If governments compete on price, illegal growers and retailers could respond by dropping their own prices. “The illicit market will protect its share,” says Chris Damas, editor of an investment newsletter called the BCMI Report, which analyzes marijuana stocks. The quality of cannabis from illicit producers is just as good if not better than what licensed producers are offering, he says, presenting another challenge. Damas estimates about half of illicit sales at most will move to legal channels within the first year.
As for whether the legal market will bring in new, recurring users, that’s up for debate. A widely cited study from Deloitte contends “the total potential marketplace” for recreational marijuana in Canada is “close to 40 per cent of the adult population,” based on a survey it conducted. In arriving at that number, however, Deloitte included 17 per cent of respondents who said they “might” try marijuana if legalized.
By controlling the retail sale of marijuana and pledging to shut down dispensaries, the Ontario government will likely have to devote more police resources to the task. The judicial system could be taxed as well, and the courts in Ontario are already plagued by delays. Shortly after the Ontario government’s announcement last week, Public Safety Canada pledged up to $274 million to law enforcement for cannabis-related issues.

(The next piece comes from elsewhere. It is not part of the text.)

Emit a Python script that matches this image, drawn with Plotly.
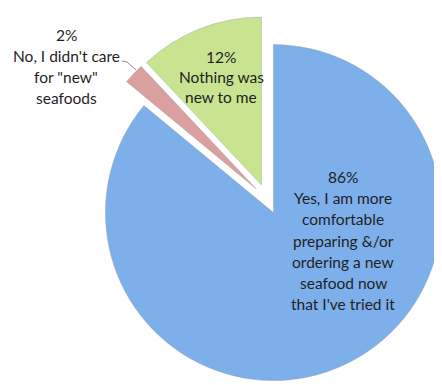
import plotly.graph_objects as go

# ---- data ----
labels = [
    "Yes, I am more\ncomfortable\npreparing &/or\nordering a new\nseafood now\nthat I've tried it",
    "No, I didn't care\nfor \"new\"\nseafoods",
    "Nothing was\nnew to me",
]
values = [86, 2, 12]
colors = ["#7DAFEB", "#DAA0A0", "#C8E491"]

W, H = 442, 385
PULL = 0.0893

fig = go.Figure(
    go.Pie(
        labels=[l.split("\n")[0] for l in labels],
        values=values,
        sort=False,
        direction="clockwise",
        rotation=0,
        pull=[PULL] * len(values),
        marker=dict(colors=colors, line=dict(color="rgba(150,150,150,0.6)", width=0.6)),
        textinfo="none",
        hoverinfo="label+percent",
        showlegend=False,
        domain=dict(x=[76 / W, 1.0], y=[(H - 374) / H, (H - 8) / H]),
    )
)

# label placement (pixel positions of first line, line spacing)
label_pos = [(335, 169, 21.2), (58, 27, 21.0), (213, 49, 20.0)]
total = sum(values)
ann = []
for lab, v, (cx, y0, sp) in zip(labels, values, label_pos):
    lines = [f"{round(100 * v / total)}%"] + lab.split("\n")
    for i, t in enumerate(lines):
        ann.append(dict(
            x=cx / W, y=1 - (y0 + i * sp) / H, xref="paper", yref="paper",
            text=t, showarrow=False, xanchor="center", yanchor="middle",
            font=dict(family="Lato", size=15.5, color="#1f1f1f"),
        ))

# leader line for small slice
pts = [(114, 53), (119, 54), (128, 62)]
path = "M " + " L ".join(f"{x / W},{1 - y / H}" for x, y in pts)
fig.update_layout(
    width=W, height=H,
    margin=dict(l=0, r=0, t=0, b=0),
    paper_bgcolor="white", plot_bgcolor="white",
    annotations=ann,
    shapes=[dict(type="path", path=path, xref="paper", yref="paper",
                 line=dict(color="#8c8c8c", width=1))],
)

fig.write_html("out.html")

More than half of that amount will combat drug-impaired driving, while $113.5 million will be spent on border security and ensuring “organized crime does not infiltrate the legalized system.” (Ironically, one of the justifications for legalization is to decrease the burden on police and the courts.)
Wyonch at C.D. Howe suggests a better model would be to regulate existing dispensaries, contending it would be less expensive, reduce competition with the illicit market, and tap into the cannabis knowledge and expertise of the people working in the sector today. “Private entrepreneurs would cover the market much more effectively than the province choosing individual locations,” she says, “and with competition, have an incentive to constrain operating costs and keep prices low.”
Politically, that’s a tough sell. The government risks being seen as rewarding business owners who have been openly flouting the law. Though a majority of Canadians favour the legalization of cannabis, support is not exactly overwhelming. A survey from NRG Research Group earlier this year found 51 per cent of respondents are in favour of legalization, while 14 per cent neither support nor oppose it.
Still, other jurisdictions have taken steps to accommodate dispensaries. Vancouver created a set of bylaws to regulate marijuana retailers in the city, and issued the first business licence last year. As of May, 10 dispensaries had licences and another 37 were in the process. Denver, Co. also initiated a licensing program after the state voted to legalize in 2012. At the time, the city had around 200 unlicensed dispensaries. Even so, a thriving illicit marijuana market still exists. GreenWave Advisors, a marijuana consulting firm in New York, estimates that legal sales accounted for 16 per cent of the U.S. cannabis market last year, and won’t surpass the illicit market until 2020.
It’s likely the progress will be just as gradual in Ontario. “The LCBO has been very successful,” Damas says, “but we didn’t have a multi-billion dollar moonshine business to face when the LCBO was created.”